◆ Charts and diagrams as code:
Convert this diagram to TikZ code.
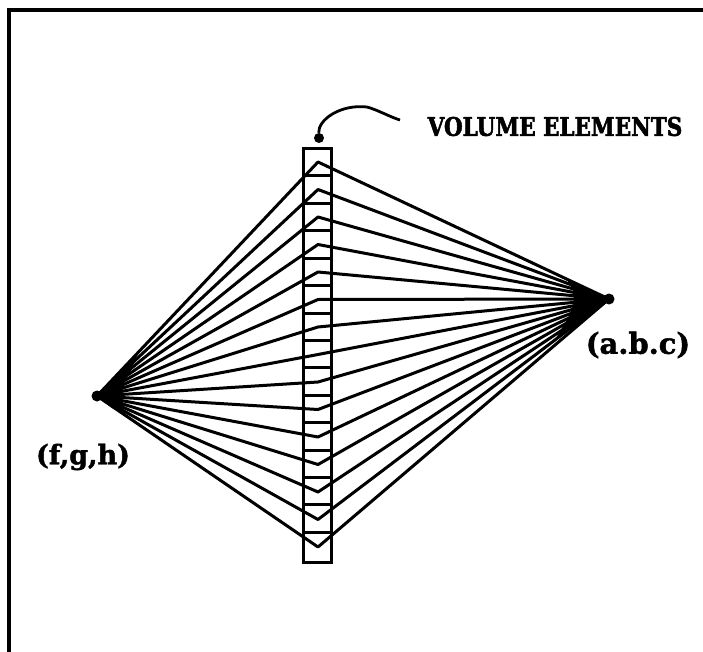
\documentclass[tikz,border=0pt]{standalone}
\usepackage{fontspec}
\setmainfont{DejaVu Serif}
\newfontfamily\heavyfont[FakeBold=1.6]{DejaVu Serif Bold}
\newfontfamily\heavycaps[FakeBold=2,FakeStretch=0.84]{DejaVu Serif Bold}
\tikzset{
  ray/.style={line width=3pt,black,line join=round},
  barline/.style={line width=3pt,black},
  framed/.style={line width=3.8pt,black},
  lbl/.style={inner sep=0pt,anchor=center},
  dot/.style={circle,fill=black,inner sep=0pt,minimum size=11pt}
}
\begin{document}
\begin{tikzpicture}[x=1pt,y=-1pt]
\useasboundingbox (0,0) rectangle (703,652);
\fill[white] (0,0) rectangle (703,652);
\draw[framed] (9,652) -- (9,10) -- (703,10);
\node[dot] (L) at (97,396) {};
\node[dot] (R) at (609,299) {};
\draw[barline] (303,149) rectangle (331,562);
\foreach \k in {0,...,13}{
  \draw[barline] (304,{176+27.4*\k}) -- (330,{176+27.4*\k});
}
\foreach \k in {0,...,14}{
  \coordinate (A\k) at (318,{162+27.5*\k});
  \draw[ray] (L.center) -- (A\k) -- (R.center);
}
\fill (L.center) -- (139,351) -- (132,368) -- (124,382) -- (122,396) -- (124,412) -- (112,408) -- cycle;
\fill (R.center) -- (566,278) -- (573,290) -- (574,303) -- (568,318) -- (553,343) -- cycle;
\node[circle,fill=black,inner sep=0pt,minimum width=8pt,minimum height=10pt] (E) at (319,138) {};
\coordinate (C) at (400,120);
\draw[line width=2.8pt] (E) .. controls (318,120) and (340,104) .. (367,107) .. controls (378,110) and (390,117) .. (C);
\node[lbl,font=\heavycaps\fontsize{25.6}{28}\selectfont] (V) at (555,126.5) {VOLUME ELEMENTS};
\node[lbl,font=\heavyfont\fontsize{29}{32}\selectfont] (T1) at (638,345) {(a.b.c)};
\node[lbl,font=\heavyfont\fontsize{27}{30}\selectfont] (T2) at (83,457) {(f,g,h)};
\end{tikzpicture}
\end{document}
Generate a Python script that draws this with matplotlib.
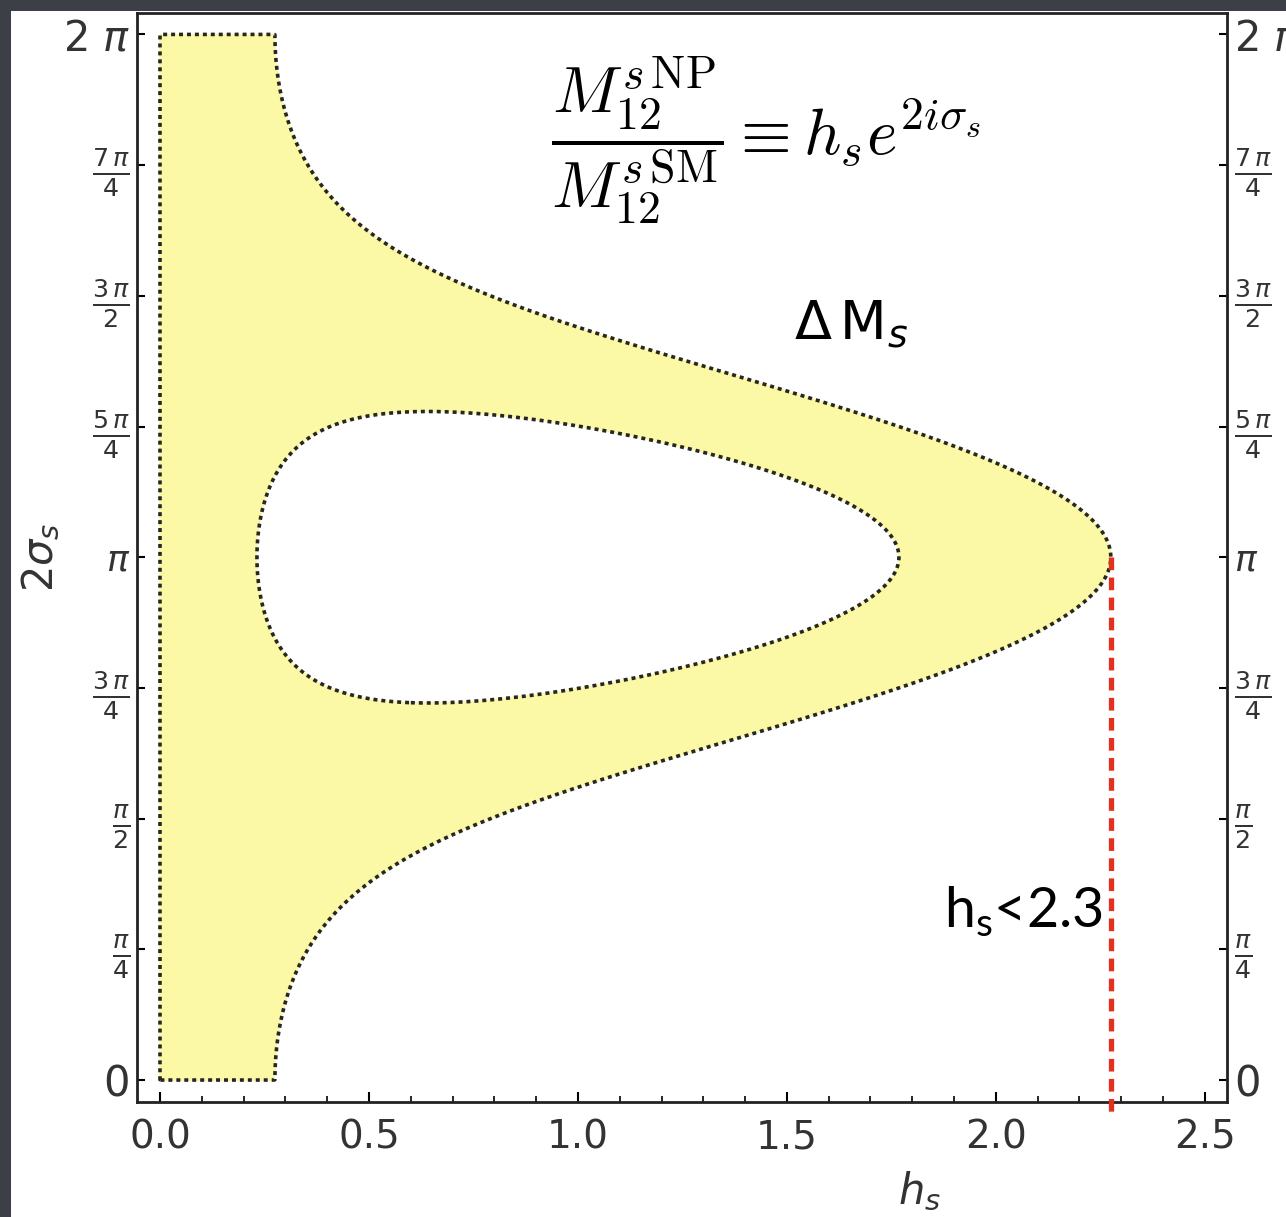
import numpy as np
import matplotlib
matplotlib.use("Agg")
import matplotlib.pyplot as plt
from matplotlib.patches import Rectangle

# allowed range of |1 + h_s e^{2 i sigma_s}| = dMs / dMs(SM)
dms_low = 0.768
dms_high = 1.275
hs_limit_label = "2.3"

x_ticks = [0.0, 0.5, 1.0, 1.5, 2.0, 2.5]
x_ticklabels = ["0.0", "0.5", "1.0", "1.5", "2.0", "2.5"]
y_ticks = [k * np.pi / 4 for k in range(9)]
y_ticklabels = ["0", r"$\frac{\pi}{4}$", r"$\frac{\pi}{2}$", r"$\frac{3\,\pi}{4}$", r"$\pi$",
                r"$\frac{5\,\pi}{4}$", r"$\frac{3\,\pi}{2}$", r"$\frac{7\,\pi}{4}$", r"2 $\pi$"]
y_label_sizes = [30, 26, 26, 26, 26, 26, 26, 26, 30]

fig = plt.figure(figsize=(12.86, 12.17), dpi=100)
fig.patch.set_facecolor("#3c3f46")
fig.add_artist(Rectangle((11 / 1286, 0), 1, 1 - 11 / 1217, transform=fig.transFigure,
                         facecolor="white", edgecolor="none", zorder=-10))

ax = fig.add_axes([137 / 1286, 115 / 1217, 1090 / 1286, 1089 / 1217])
ax.set_xlim(-0.055, 2.553)
ax.set_ylim(-0.132, 2 * np.pi * 1.0205)

# region: dms_low <= |1 + h e^{i phi}| <= dms_high inside 0<=h, 0<=phi<=2pi
h = np.linspace(-0.05, 2.6, 1400)
phi = np.linspace(-0.1, 2 * np.pi + 0.1, 1400)
H, P = np.meshgrid(h, phi)
r = np.abs(1 + H * np.exp(1j * P))
f = np.minimum.reduce([r - dms_low, dms_high - r, H, P, 2 * np.pi - P])

ax.contourf(H, P, f, levels=[0, 10], colors=["#fbf8a6"], zorder=1)
ax.contour(H, P, f, levels=[0], colors="#262626", linewidths=2.6,
           linestyles=[(0, (1.1, 1.1))], zorder=2)

# upper limit on h_s
hs_max = 1 + dms_high
ax.plot([hs_max, hs_max], [np.pi, -0.2], color="#e3311d", lw=3.8,
        linestyle=(0, (2.4, 1.4)), clip_on=False, zorder=3)

ax.set_xticks(x_ticks)
ax.set_xticklabels(x_ticklabels)
ax.set_xticks(np.arange(0, 2.55, 0.1), minor=True)
ax.set_yticks(y_ticks)
ax.set_yticklabels(y_ticklabels)
ax.tick_params(axis="x", which="major", direction="in", length=7, width=1.5,
               labelsize=28, labelcolor="#333333", pad=12)
ax.tick_params(axis="x", which="minor", direction="in", length=4, width=1.2)
ax.tick_params(axis="y", which="major", direction="in", length=6, width=1.5,
               labelcolor="#333333", left=True, right=True, labelleft=True, labelright=True, pad=5)
for t, s in zip(ax.yaxis.get_major_ticks(), y_label_sizes):
    t.label1.set_fontsize(s)
    t.label2.set_fontsize(s)
for sp in ax.spines.values():
    sp.set_linewidth(2)
    sp.set_color("#222222")

ax.set_xlabel(r"$h_s$", fontsize=30, color="#333333")
ax.xaxis.set_label_coords(0.718, -0.062)
ax.set_ylabel(r"$2\sigma_s$", fontsize=30, color="#333333")
ax.yaxis.set_label_coords(-0.069, 0.5)

ax.text(0.577, 0.882,
        r"$\dfrac{M_{12}^{s\,\mathrm{NP}}}{M_{12}^{s\,\mathrm{SM}}} \equiv h_s e^{2i\sigma_s}$",
        transform=ax.transAxes, ha="center", va="center", fontsize=47, math_fontfamily="cm")
ax.text(0.655, 0.714, r"$\mathregular{\Delta\,M}_s$", transform=ax.transAxes,
        ha="center", va="center", fontsize=39)
ax.text(0.886, 0.175, r"h$_\mathregular{s}$<" + hs_limit_label, transform=ax.transAxes,
        ha="right", va="center", fontsize=40, family="Lato")

fig.savefig("out.png", dpi=100, facecolor=fig.get_facecolor())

◆ Short task: Pictures don't belong in the copy. Transcribe every record exactly as it appears.

◆ Result of the task:
Convert this diagram to TikZ code.
\documentclass[tikz,border=0pt]{standalone}
\usepackage{fontspec}
\setmainfont{DejaVu Serif}
\newfontfamily\heavyfont[FakeBold=1.6]{DejaVu Serif Bold}
\newfontfamily\heavycaps[FakeBold=2,FakeStretch=0.84]{DejaVu Serif Bold}
\tikzset{
  ray/.style={line width=3pt,black,line join=round},
  barline/.style={line width=3pt,black},
  framed/.style={line width=3.8pt,black},
  lbl/.style={inner sep=0pt,anchor=center},
  dot/.style={circle,fill=black,inner sep=0pt,minimum size=11pt}
}
\begin{document}
\begin{tikzpicture}[x=1pt,y=-1pt]
\useasboundingbox (0,0) rectangle (703,652);
\fill[white] (0,0) rectangle (703,652);
\draw[framed] (9,652) -- (9,10) -- (703,10);
\node[dot] (L) at (97,396) {};
\node[dot] (R) at (609,299) {};
\draw[barline] (303,149) rectangle (331,562);
\foreach \k in {0,...,13}{
  \draw[barline] (304,{176+27.4*\k}) -- (330,{176+27.4*\k});
}
\foreach \k in {0,...,14}{
  \coordinate (A\k) at (318,{162+27.5*\k});
  \draw[ray] (L.center) -- (A\k) -- (R.center);
}
\fill (L.center) -- (139,351) -- (132,368) -- (124,382) -- (122,396) -- (124,412) -- (112,408) -- cycle;
\fill (R.center) -- (566,278) -- (573,290) -- (574,303) -- (568,318) -- (553,343) -- cycle;
\node[circle,fill=black,inner sep=0pt,minimum width=8pt,minimum height=10pt] (E) at (319,138) {};
\coordinate (C) at (400,120);
\draw[line width=2.8pt] (E) .. controls (318,120) and (340,104) .. (367,107) .. controls (378,110) and (390,117) .. (C);
\node[lbl,font=\heavycaps\fontsize{25.6}{28}\selectfont] (V) at (555,126.5) {VOLUME ELEMENTS};
\node[lbl,font=\heavyfont\fontsize{29}{32}\selectfont] (T1) at (638,345) {(a.b.c)};
\node[lbl,font=\heavyfont\fontsize{27}{30}\selectfont] (T2) at (83,457) {(f,g,h)};
\end{tikzpicture}
\end{document}
Generate a Python script that draws this with matplotlib.
import numpy as np
import matplotlib
matplotlib.use("Agg")
import matplotlib.pyplot as plt
from matplotlib.patches import Rectangle

# allowed range of |1 + h_s e^{2 i sigma_s}| = dMs / dMs(SM)
dms_low = 0.768
dms_high = 1.275
hs_limit_label = "2.3"

x_ticks = [0.0, 0.5, 1.0, 1.5, 2.0, 2.5]
x_ticklabels = ["0.0", "0.5", "1.0", "1.5", "2.0", "2.5"]
y_ticks = [k * np.pi / 4 for k in range(9)]
y_ticklabels = ["0", r"$\frac{\pi}{4}$", r"$\frac{\pi}{2}$", r"$\frac{3\,\pi}{4}$", r"$\pi$",
                r"$\frac{5\,\pi}{4}$", r"$\frac{3\,\pi}{2}$", r"$\frac{7\,\pi}{4}$", r"2 $\pi$"]
y_label_sizes = [30, 26, 26, 26, 26, 26, 26, 26, 30]

fig = plt.figure(figsize=(12.86, 12.17), dpi=100)
fig.patch.set_facecolor("#3c3f46")
fig.add_artist(Rectangle((11 / 1286, 0), 1, 1 - 11 / 1217, transform=fig.transFigure,
                         facecolor="white", edgecolor="none", zorder=-10))

ax = fig.add_axes([137 / 1286, 115 / 1217, 1090 / 1286, 1089 / 1217])
ax.set_xlim(-0.055, 2.553)
ax.set_ylim(-0.132, 2 * np.pi * 1.0205)

# region: dms_low <= |1 + h e^{i phi}| <= dms_high inside 0<=h, 0<=phi<=2pi
h = np.linspace(-0.05, 2.6, 1400)
phi = np.linspace(-0.1, 2 * np.pi + 0.1, 1400)
H, P = np.meshgrid(h, phi)
r = np.abs(1 + H * np.exp(1j * P))
f = np.minimum.reduce([r - dms_low, dms_high - r, H, P, 2 * np.pi - P])

ax.contourf(H, P, f, levels=[0, 10], colors=["#fbf8a6"], zorder=1)
ax.contour(H, P, f, levels=[0], colors="#262626", linewidths=2.6,
           linestyles=[(0, (1.1, 1.1))], zorder=2)

# upper limit on h_s
hs_max = 1 + dms_high
ax.plot([hs_max, hs_max], [np.pi, -0.2], color="#e3311d", lw=3.8,
        linestyle=(0, (2.4, 1.4)), clip_on=False, zorder=3)

ax.set_xticks(x_ticks)
ax.set_xticklabels(x_ticklabels)
ax.set_xticks(np.arange(0, 2.55, 0.1), minor=True)
ax.set_yticks(y_ticks)
ax.set_yticklabels(y_ticklabels)
ax.tick_params(axis="x", which="major", direction="in", length=7, width=1.5,
               labelsize=28, labelcolor="#333333", pad=12)
ax.tick_params(axis="x", which="minor", direction="in", length=4, width=1.2)
ax.tick_params(axis="y", which="major", direction="in", length=6, width=1.5,
               labelcolor="#333333", left=True, right=True, labelleft=True, labelright=True, pad=5)
for t, s in zip(ax.yaxis.get_major_ticks(), y_label_sizes):
    t.label1.set_fontsize(s)
    t.label2.set_fontsize(s)
for sp in ax.spines.values():
    sp.set_linewidth(2)
    sp.set_color("#222222")

ax.set_xlabel(r"$h_s$", fontsize=30, color="#333333")
ax.xaxis.set_label_coords(0.718, -0.062)
ax.set_ylabel(r"$2\sigma_s$", fontsize=30, color="#333333")
ax.yaxis.set_label_coords(-0.069, 0.5)

ax.text(0.577, 0.882,
        r"$\dfrac{M_{12}^{s\,\mathrm{NP}}}{M_{12}^{s\,\mathrm{SM}}} \equiv h_s e^{2i\sigma_s}$",
        transform=ax.transAxes, ha="center", va="center", fontsize=47, math_fontfamily="cm")
ax.text(0.655, 0.714, r"$\mathregular{\Delta\,M}_s$", transform=ax.transAxes,
        ha="center", va="center", fontsize=39)
ax.text(0.886, 0.175, r"h$_\mathregular{s}$<" + hs_limit_label, transform=ax.transAxes,
        ha="right", va="center", fontsize=40, family="Lato")

fig.savefig("out.png", dpi=100, facecolor=fig.get_facecolor())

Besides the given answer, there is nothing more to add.